Philip Giddings, the head of the conservative Anglican group Anglican Mainstream, released a commentary on the situation, encouraging those who suggest the “Anglican Communion may split” to “remind ourselves how the Anglican Communion came into being.”

“Some argue that just as Britain replaced its lost Empire with new friends in Europe and the USA, so the Church of England could replace its global Communion with narrower relations with other European and North American churches engaged in mission to the same type of culture,” he added.

But, according to Giddings, this argument “raises two critical issues.”

“First, it is quite clearly accepting a racist separation of white Christians, mostly rich in this world’s goods, from black and brown Christians,” he said. “Second, it assumes the state of the Church of England and the state of the Anglican Communion can be separated.”

He emphasized that the battle currently undertaken is not in regards to the two aforementioned issues, but rather “over authority, and particularly over what is biblical teaching and orthodox Christian faith and practice.”

“The Anglican Communion, then, is worth fighting for – and so is the Church of England,” he concluded. “And not because of their history, but because they both stand in the authentic scriptural tradition, faithful to the apostolic witness.”

The following is the full of Phillips’ statement, as released by the Anglican Mainstream:

With the reactions to The Windsor Report suggesting the Anglican Communion may split, some people in the Church of England are asking what is the point of belonging to the Anglican Communion any more. They say it is only the religious left-overs of the British Empire. Although of doubtful historical accuracy the challenge does raise a question which has to be answered.

First, we need to remind ourselves how the Anglican Communion came into being. It is the product of a major expansion of the church which began in the seventeenth century and took off in the nineteenth and twentieth centuries. That expansion was rooted in a voluntary movement which, significantly, also sought to change social conditions in Britain while campaigning against the slave trade. The nineteenth century mission movement originated from a major Christian revival and cultural revolution in British society. The slave owning and trading nation of 1780 had become a leader in ending the slave trade by 1832.

But the expansion happened in a variety of ways. In some contexts empire and the missionary movement were able to work together - for example in expelling slave traders from the West Coast of Africa. In other contexts, such as India, representatives of the empire opposed missionary work. The gospel was incarnated in different ways in different places, but it was the same gospel of the same Lord with local churches in every part of the world being in fellowship with each other.

In the Anglican Communion, then, we have a global church. It is a church which unites rich and poor, slave and free, brown, yellow, black and pink in one church tracing its roots directly back to the apostles. And by it the Church of England gains a global dimension. All Christians need this global, cross-cultural dimension to their discipleship if they are to be complete in Christ. Paul was adamant that the sign that the cross had been effective in overcoming hostility between divided groups was a Christian community made up of Jewish and Gentile Christians. (Ephesians 2-3).
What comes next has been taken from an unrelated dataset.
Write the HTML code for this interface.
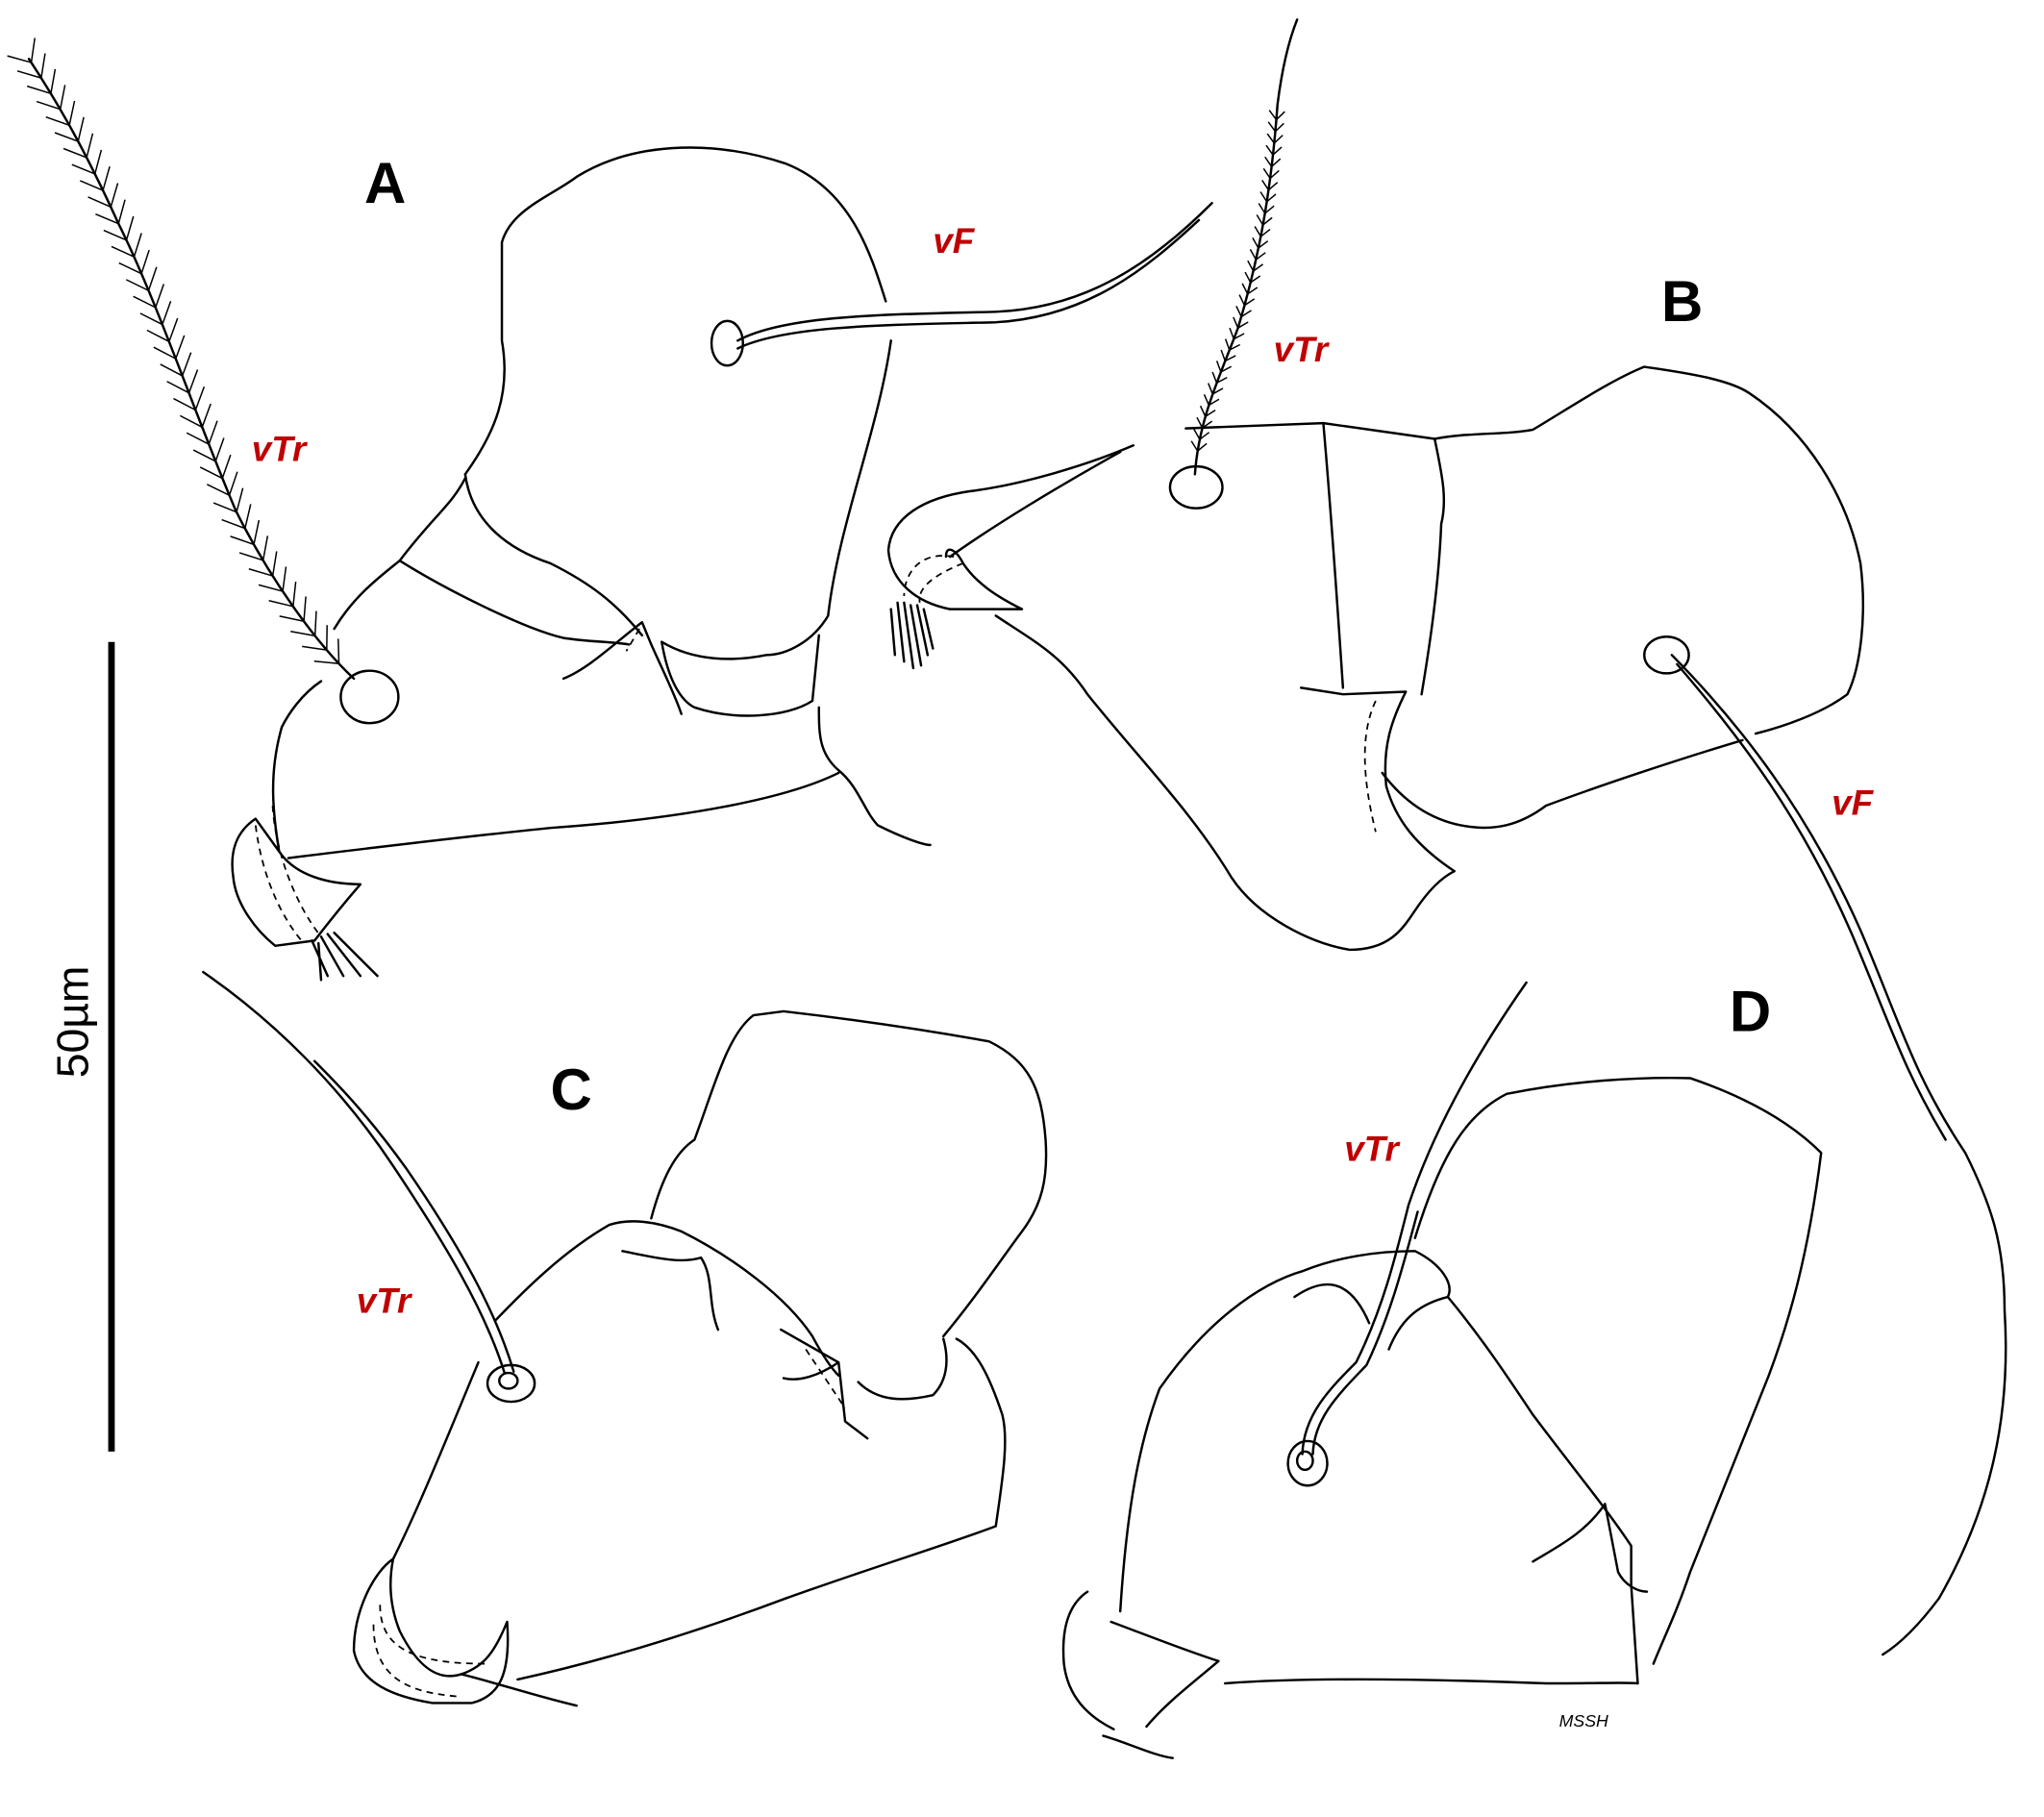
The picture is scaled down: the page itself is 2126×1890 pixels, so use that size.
<!DOCTYPE html>
<html><head><meta charset="utf-8">
<style>
html,body{margin:0;padding:0;background:#fff;}
svg{display:block;}
.l{fill:none;stroke:#000;stroke-width:1.8;stroke-linecap:round;stroke-linejoin:round;}
.d{fill:none;stroke:#000;stroke-width:1.3;stroke-dasharray:5 4;}
.lab{font-family:"Liberation Sans",sans-serif;font-weight:bold;font-size:44px;fill:#000;}
.red{font-family:"Liberation Sans",sans-serif;font-weight:bold;font-style:italic;font-size:27px;fill:#c00000;}
</style></head>
<body>
<svg id="s" width="2126" height="1890" viewBox="0 0 1560 1387" xmlns="http://www.w3.org/2000/svg">
<rect width="1560" height="1387" fill="#fff"/>
<line x1="85" y1="490" x2="85" y2="1108" stroke="#000" stroke-width="5"/>
<text x="67" y="780" transform="rotate(-90 67 780)" text-anchor="middle" font-family="Liberation Sans, sans-serif" font-size="34">50µm</text>

<text class="lab" x="278" y="155">A</text>
<text class="lab" x="1268" y="245">B</text>
<text class="lab" x="420" y="847">C</text>
<text class="lab" x="1320" y="787">D</text>
<text class="red" x="712" y="193">vF</text>
<text class="red" x="192" y="352">vTr</text>
<text class="red" x="972" y="276">vTr</text>
<text class="red" x="1398" y="622">vF</text>
<text class="red" x="272" y="1002">vTr</text>
<text class="red" x="1026" y="886">vTr</text>
<text x="1190" y="1318" font-family="Liberation Sans, sans-serif" font-style="italic" font-size="13">MSSH</text>

<!-- Panel A -->
<path class="l" d="M355,362 C378,330 390,300 383,260 L383,185 C390,160 420,150 440,135 C480,110 540,105 600,125 C650,145 665,195 676,230"/>
<path class="l" d="M680,260 C670,330 640,400 632,470 C620,490 600,500 585,500 C560,505 530,505 505,490"/>
<path class="l" d="M355,362 C360,400 390,420 420,430 C450,445 470,460 490,485"/>
<ellipse class="l" cx="555" cy="262" rx="12" ry="17"/>
<path class="l" d="M563,260 C600,240 680,240 760,238 C830,235 880,200 925,155"/>
<path class="l" d="M563,266 C600,248 680,248 760,246 C830,242 875,205 915,168"/>
<path class="l" d="M305,428 C330,395 345,385 355,365"/>
<path class="l" d="M305,428 C340,450 400,480 430,487 C450,490 470,490 480,492"/>
<path class="l" d="M255,480 C270,455 290,440 305,428"/>
<path class="l" d="M430,518 C450,510 470,490 490,475 L497,492 C505,510 515,530 520,545"/>
<path class="d" d="M488,480 L478,497"/>
<path class="l" d="M505,490 C510,520 520,535 530,540 C560,550 600,548 620,535 L625,485"/>
<path class="l" d="M625,540 C625,560 625,575 640,588 C655,600 660,620 670,630 C690,640 705,645 710,645"/>
<path class="l" d="M640,590 C600,610 520,625 420,632 C360,638 260,650 220,655"/>
<ellipse class="l" cx="282" cy="532" rx="22" ry="20"/>
<path class="l" d="M245,520 C230,530 220,545 215,555 C205,590 208,620 213,650 C225,668 250,675 275,675 C262,690 250,705 240,718 L210,722 C195,710 180,690 178,670 C175,650 180,635 195,625 L213,650"/>
<path class="d" d="M208,615 C210,650 225,690 245,715"/>
<path class="d" d="M195,630 C200,670 215,700 230,718"/>
<path class="l" d="M238,718 L250,745 M245,715 L262,745 M250,713 L275,745 M255,712 L288,745 M243,720 L245,748"/>
<path id="sA" class="l" d="M270,518 C240,490 205,440 180,390 C150,320 120,230 90,170 C65,115 45,80 22,45"/>

<!-- Panel B -->
<path class="l" d="M905,327 L1010,323 L1095,335 C1120,330 1150,332 1170,328 C1200,310 1230,290 1255,280 C1290,285 1320,290 1335,300 C1380,330 1410,380 1420,430 C1425,470 1420,510 1410,530 C1390,545 1360,555 1340,560"/>
<path class="l" d="M1330,565 C1280,580 1220,600 1180,615 C1160,630 1140,635 1115,630 C1090,625 1070,610 1055,590"/>
<path class="l" d="M1095,335 C1100,360 1105,380 1100,400 C1098,450 1090,500 1085,530"/>
<path class="l" d="M1010,323 C1015,380 1020,450 1025,525"/>
<path class="l" d="M993,525 L1025,530 L1073,528 C1062,550 1055,570 1058,600 C1065,625 1080,645 1110,665"/>
<path class="d" d="M1050,535 C1038,560 1040,595 1050,635"/>
<path class="l" d="M760,470 C790,490 810,500 830,530 C870,580 910,620 940,670 C960,700 1000,720 1030,725 C1060,725 1070,710 1080,695 C1090,680 1100,670 1110,665"/>
<path class="l" d="M865,340 C830,355 780,370 740,375 C705,380 680,395 678,420 C680,445 700,460 725,465 L780,465 C760,455 745,445 735,430 C730,420 722,415 722,425"/>
<path class="l" d="M855,345 C810,370 760,400 725,425"/>
<path class="d" d="M735,430 C710,440 700,450 702,460"/>
<path class="d" d="M728,425 C700,420 690,440 690,455"/>
<path class="l" d="M685,460 L690,505 M690,460 L697,510 M695,462 L703,508 M700,462 L708,500 M705,465 L712,495 M680,465 L683,500"/>
<ellipse class="l" cx="913" cy="372" rx="20" ry="16"/>
<path id="sB" class="l" d="M912,362 C915,320 930,290 945,250 C960,200 970,150 975,80 C980,40 988,20 990,15"/>
<ellipse class="l" cx="1272" cy="500" rx="17" ry="14"/>
<path class="l" d="M1276,500 C1330,555 1380,620 1420,710 C1450,780 1460,820 1500,880 C1520,920 1530,950 1530,1000 C1535,1080 1520,1150 1480,1220 C1465,1240 1450,1255 1437,1263"/>
<path class="l" d="M1280,507 C1330,565 1375,625 1413,712 C1442,780 1452,815 1485,870"/>

<!-- Panel C -->
<path class="l" d="M497,930 C505,900 515,880 530,870 C545,830 555,790 575,775 L598,772 C650,778 700,785 755,795 C785,810 795,830 798,870 C800,900 795,920 780,940 C765,960 745,990 720,1020"/>
<path class="l" d="M378,1008 C400,985 430,955 465,935 C480,930 500,932 520,940 C560,960 600,990 620,1020 C628,1035 635,1045 640,1050"/>
<path class="l" d="M365,1040 C340,1100 320,1150 300,1190"/>
<path class="l" d="M395,1282 C450,1270 520,1250 600,1220 C670,1195 720,1180 760,1165 C765,1130 770,1100 765,1080 C755,1050 745,1030 730,1022"/>
<path class="l" d="M720,1022 C725,1040 722,1055 712,1065 C690,1070 670,1070 655,1055"/>
<path class="l" d="M596,1015 L640,1040 L645,1085 L662,1098 M640,1040 C625,1050 610,1055 598,1052"/>
<path class="d" d="M615,1030 L645,1075"/>
<path class="l" d="M475,955 C500,960 520,965 535,960 C545,975 540,995 548,1015"/>
<path class="l" d="M300,1190 C285,1200 270,1230 270,1260 C275,1285 300,1295 330,1300 L360,1300 C380,1295 390,1280 387,1238 C378,1260 370,1272 352,1278 C330,1285 315,1265 305,1245 C295,1220 298,1200 300,1190"/>
<path class="l" d="M352,1278 C380,1285 410,1295 440,1302"/>
<path class="d" d="M290,1225 C290,1255 310,1270 370,1270"/>
<path class="d" d="M285,1240 C285,1280 310,1292 350,1295"/>
<ellipse class="l" cx="390" cy="1056" rx="18" ry="14"/>
<ellipse class="l" cx="388" cy="1054" rx="7" ry="6"/>
<path class="l" d="M385,1048 C370,1000 340,950 300,890 C260,830 210,780 155,742"/>
<path class="l" d="M392,1047 C378,1000 350,950 310,892 C280,850 255,825 240,810"/>

<!-- Panel D -->
<path class="l" d="M1080,945 C1100,880 1120,850 1150,835 C1200,825 1250,822 1290,823 C1340,840 1370,860 1390,880 C1380,960 1365,1010 1350,1050 C1330,1100 1310,1150 1290,1200 C1280,1230 1270,1250 1262,1270"/>
<path class="l" d="M855,1230 C860,1150 870,1100 885,1060 C920,1010 960,980 995,970 C1020,960 1050,955 1080,955 C1100,965 1110,980 1105,990 C1130,1020 1150,1050 1170,1080 C1200,1120 1225,1150 1245,1180 L1245,1210 L1250,1285"/>
<path class="l" d="M935,1285 C1000,1280 1100,1282 1180,1285 C1220,1285 1245,1284 1250,1285"/>
<path class="l" d="M848,1238 C880,1250 905,1260 930,1268 C910,1285 890,1300 875,1318"/>
<path class="l" d="M1170,1192 C1190,1180 1210,1170 1225,1148 L1235,1200 C1240,1210 1250,1215 1257,1215"/>
<path class="l" d="M830,1215 C815,1225 810,1245 812,1270 C815,1295 830,1310 850,1320"/>
<path class="l" d="M842,1325 C860,1330 880,1340 895,1342"/>
<path class="l" d="M1060,1030 C1070,1005 1085,995 1105,990"/>
<path class="l" d="M988,990 C1010,975 1030,975 1045,1010"/>
<ellipse class="l" cx="998" cy="1117" rx="15" ry="17"/>
<ellipse class="l" cx="996" cy="1115" rx="6" ry="7"/>
<path class="l" d="M994,1110 C995,1080 1015,1060 1035,1040 C1055,1000 1065,960 1075,920 C1095,860 1130,800 1165,750"/>
<path class="l" d="M1002,1110 C1003,1082 1022,1064 1043,1042 C1062,1002 1072,962 1082,925"/>
</svg>
<script>
(function(){
 var ns="http://www.w3.org/2000/svg",svg=document.getElementById("s");
 function barbs(id,start,end,step,len){
  var p=document.getElementById(id),L=p.getTotalLength();
  for(var t=L*start;t<L*end;t+=step){
   var a=p.getPointAtLength(t),b=p.getPointAtLength(Math.min(L,t+1));
   var dx=b.x-a.x,dy=b.y-a.y,m=Math.hypot(dx,dy)||1;dx/=m;dy/=m;
   var nx=-dy,ny=dx;
   [1,-1].forEach(function(s){
    var l=document.createElementNS(ns,"line");
    l.setAttribute("x1",a.x);l.setAttribute("y1",a.y);
    l.setAttribute("x2",a.x+(dx*0.75+s*nx*0.66)*len);
    l.setAttribute("y2",a.y+(dy*0.75+s*ny*0.66)*len);
    l.setAttribute("stroke","#000");l.setAttribute("stroke-width","1.1");
    svg.appendChild(l);
   });
  }
 }
 barbs("sA",0.03,1,14,19);
 barbs("sB",0.05,0.8,9,9);
})();
</script>
</body></html>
Yet some argue that just as Britain replaced its lost Empire with new friends in Europe and the USA, so the Church of England could replace its global Communion with narrower relations with other European and North American churches engaged in mission to the same type of culture. This would avoid, it is said, the messy complications of accommodating people whose perspectives are based in very different cultural contexts.

This sort of argument raises two critical issues.

First, it is quite clearly accepting a racist separation of white Christians, mostly rich in this world’s goods, from black and brown Christians, mostly poor in this world’s goods, some of them desperately so.

Second, it assumes the state of the Church of England and the state of the Anglican Communion can be separated. Yet the very issue which threatens to break up the Communion also threatens the break up of the Church of England. The divide is over authority, and particularly over what is biblical teaching and orthodox Christian faith and practice. If we desire the unity of the Church of England, we should also desire the unity of the Anglican Communion on the same grounds (truth and obedience) and for the same reasons (to witness to the gospel). To say we can accept the break up of the Anglican Communion and yet still retain the unity of the Church of England ignores the fact that there are very many churches, clergy, lay people and institutions in England which will go with the orthodox majority of the Anglican Communion. Forced to choose between Uganda and the revisionists in ECUSA, many will choose Uganda.

It is important that our House of Bishops in January and General Synod in February are under no illusions about this. To accept the break up of the Anglican Communion, because some provinces wish to remain in fellowship with the revisionists in ECUSA and some not, will mean also accepting the break up of the Church of England. For that same division over authority and orthodoxy is already present in England.

The Anglican Communion, then, is worth fighting for – and so is the Church of England. And not because of their history, but because they both stand in the authentic scriptural tradition, faithful to the apostolic witness. Bearing witness in that way means sharing in God’s mission to all the peoples of the world, not just to those who inhabit the part of it which is England and North America. Our true inclusiveness rests on being faithful to that apostolic witness: God, we remember, so loved the world.